Marco Aurelio, gran filósofo y emperador romano, tuvo siempre presente esta sabia apreciación que recoge de sus mayores y sus maestros. Prueba este hecho la constante vigilancia que muestra para que el tinte de la púrpura no le impregne en exceso, y por conservar, a pesar del oficio político, la integridad y la honestidad como hombre.
Esta máxima resulta útil cuando es dirigida a un príncipe, por ejemplo, por un prudente y discreto consejero. Pero no es habitual que sea el propio príncipe quien se lo ordene a sí mismo, como hace Marco Aurelio en sus Meditaciones, texto titulado originalmente: «Para sí mismo».

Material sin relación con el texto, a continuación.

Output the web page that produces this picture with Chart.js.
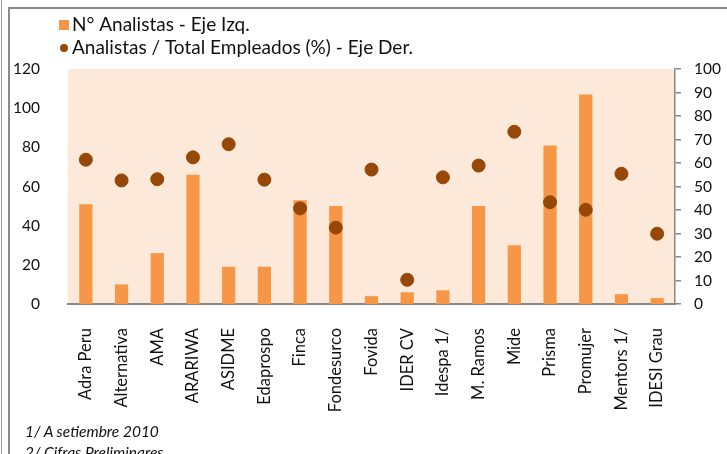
<!DOCTYPE html>
<html>
<head>
<meta charset="utf-8">
<script src="https://cdn.jsdelivr.net/npm/chart.js@4.4.0/dist/chart.umd.min.js"></script>
<style>
  body { margin: 0; background: #fff; overflow: hidden; }
  #wrap { position: relative; width: 727px; height: 454px; }
  #myChart { position: absolute; left: 0; top: 0; }
  .line1 { position: absolute; left: 1px; top: 0; width: 1px; height: 454px; background: #9a9a9a; }
  .box { position: absolute; left: 8px; top: 7px; width: 800px; height: 500px; border-left: 2px solid #8a8a8a; border-top: 2px solid #8a8a8a; }
  .note { position: absolute; left: 25px; font: italic 15.5px Lato, sans-serif; color: #111; }
</style>
</head>
<body>
<div id="wrap">
  <div class="line1"></div>
  <div class="box"></div>
  <canvas id="myChart" width="727" height="454"></canvas>
  <div class="note" style="top:422px">1/ A setiembre 2010</div>
  <div class="note" style="top:443px">2/ Cifras Preliminares</div>
</div>
<script>
const ctx = document.getElementById('myChart');

// values
const entidades = ['Adra Peru', 'Alternativa', 'AMA', 'ARARIWA', 'ASIDME', 'Edaprospo', 'Finca',
  'Fondesurco', 'Fovida', 'IDER CV', 'Idespa 1/', 'M. Ramos', 'Mide', 'Prisma', 'Promujer',
  'Mentors 1/', 'IDESI Grau'];
const nAnalistas = [51, 10, 26, 66, 19, 19, 53, 50, 4, 6, 7, 50, 30, 81, 107, 5, 3];
const pctAnalistas = [61.4, 52.6, 53.1, 62.4, 68, 52.9, 40.7, 32.5, 57.2, 10.3, 53.9, 58.9, 73.3, 43.3, 40.1, 55.4, 29.9];
const leftTicks = [0, 20, 40, 60, 80, 100, 120];
const rightTicks = [0, 10, 20, 30, 40, 50, 60, 70, 80, 90, 100];

const barColor = '#F79646';
const dotColor = '#974706';

// peach plot background + the two line legend on top
const decoPlugin = {
  id: 'deco',
  beforeDraw(chart) {
    const a = chart.chartArea;
    const c = chart.ctx;
    c.save();
    c.fillStyle = '#FDE9D9';
    c.fillRect(a.left, a.top, a.right - a.left, a.bottom - a.top);
    c.restore();
  },
  afterDraw(chart) {
    const c = chart.ctx;
    const bars = chart.data.datasets.find(d => d.type === 'bar');
    const dots = chart.data.datasets.find(d => d.type === 'scatter');
    c.save();
    c.font = '19px Lato, sans-serif';
    c.textBaseline = 'middle';
    c.textAlign = 'left';

    c.fillStyle = barColor;
    c.fillRect(59, 20, 10, 10);
    c.fillStyle = '#111';
    c.fillText(bars.label, 72, 25);

    c.fillStyle = dotColor;
    c.beginPath();
    c.arc(64, 48, 4, 0, Math.PI * 2);
    c.fill();
    c.fillStyle = '#111';
    c.fillText(dots.label, 72, 48);
    c.restore();
  }
};

new Chart(ctx, {
  data: {
    labels: entidades,
    datasets: [{
      type: 'scatter',
      label: 'Analistas / Total Empleados (%) - Eje Der.',
      data: pctAnalistas,
      yAxisID: 'y1',
      backgroundColor: dotColor,
      borderColor: dotColor,
      pointRadius: 6.5,
      showLine: false,
      order: 0
    }, {
      type: 'bar',
      label: 'N° Analistas - Eje Izq.',
      data: nAnalistas,
      yAxisID: 'y',
      backgroundColor: barColor,
      barPercentage: 0.37,
      categoryPercentage: 1,
      order: 1
    }]
  },
  options: {
    responsive: false,
    animation: false,
    layout: { padding: { top: 69, left: 0, right: 0, bottom: 0 } },
    plugins: {
      legend: { display: false },
      tooltip: { enabled: false }
    },
    scales: {
      x: {
        type: 'category',
        grid: { display: false },
        border: { display: true, color: '#878787', width: 2 },
        ticks: {
          color: '#111',
          font: { family: 'Lato', size: 16.5 },
          minRotation: 90,
          maxRotation: 90,
          autoSkip: false,
          padding: 16
        },
        afterFit: (s) => { s.height = 150; }
      },
      y: {
        position: 'left',
        min: 0,
        max: 120,
        grid: { display: false },
        border: { display: false },
        afterBuildTicks: (s) => { s.ticks = leftTicks.map(v => ({ value: v })); },
        ticks: { color: '#111', font: { family: 'Lato', size: 15.5 }, padding: 20 },
        afterFit: (s) => { s.width = 68; }
      },
      y1: {
        position: 'right',
        min: 0,
        max: 100,
        grid: { display: true, drawOnChartArea: false, drawTicks: true, tickLength: 6, color: '#878787', lineWidth: 1.5 },
        border: { display: true, color: '#878787', width: 1.5 },
        afterBuildTicks: (s) => { s.ticks = rightTicks.map(v => ({ value: v })); },
        ticks: { color: '#111', font: { family: 'Lato', size: 15.5 }, padding: 13 },
        afterFit: (s) => { s.width = 52; }
      }
    }
  },
  plugins: [decoPlugin]
});
</script>
</body>
</html>
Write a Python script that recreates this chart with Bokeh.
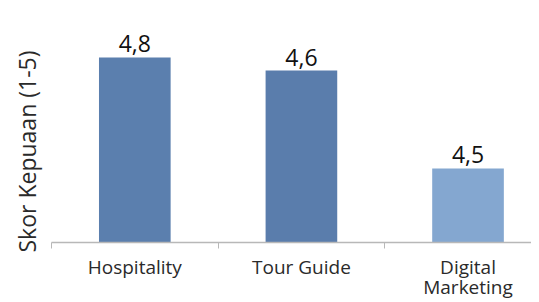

El cuidado por prevenirse ante los peligros del poder de la servidumbre —y la servidumbre del poder— se graba muy tempranamente en la conciencia y la memoria de Marco Aurelio. Siendo muy joven, tiene la ocasión de percibir una primera señal de la carga que contraía el título de heredero del Imperio, cuando, adoptado por Antonino Pío en el año 138, tiene que abandonar la vivienda familiar en el monte Celio de Roma, entre cuyas estancias y jardines había sido inmensamente feliz, para pasar a ocupar las instancias palaciegas propias del cargo. Desde ese momento, debe recordarse a diario el ser un buen emperador, y no soñar con ser un césar.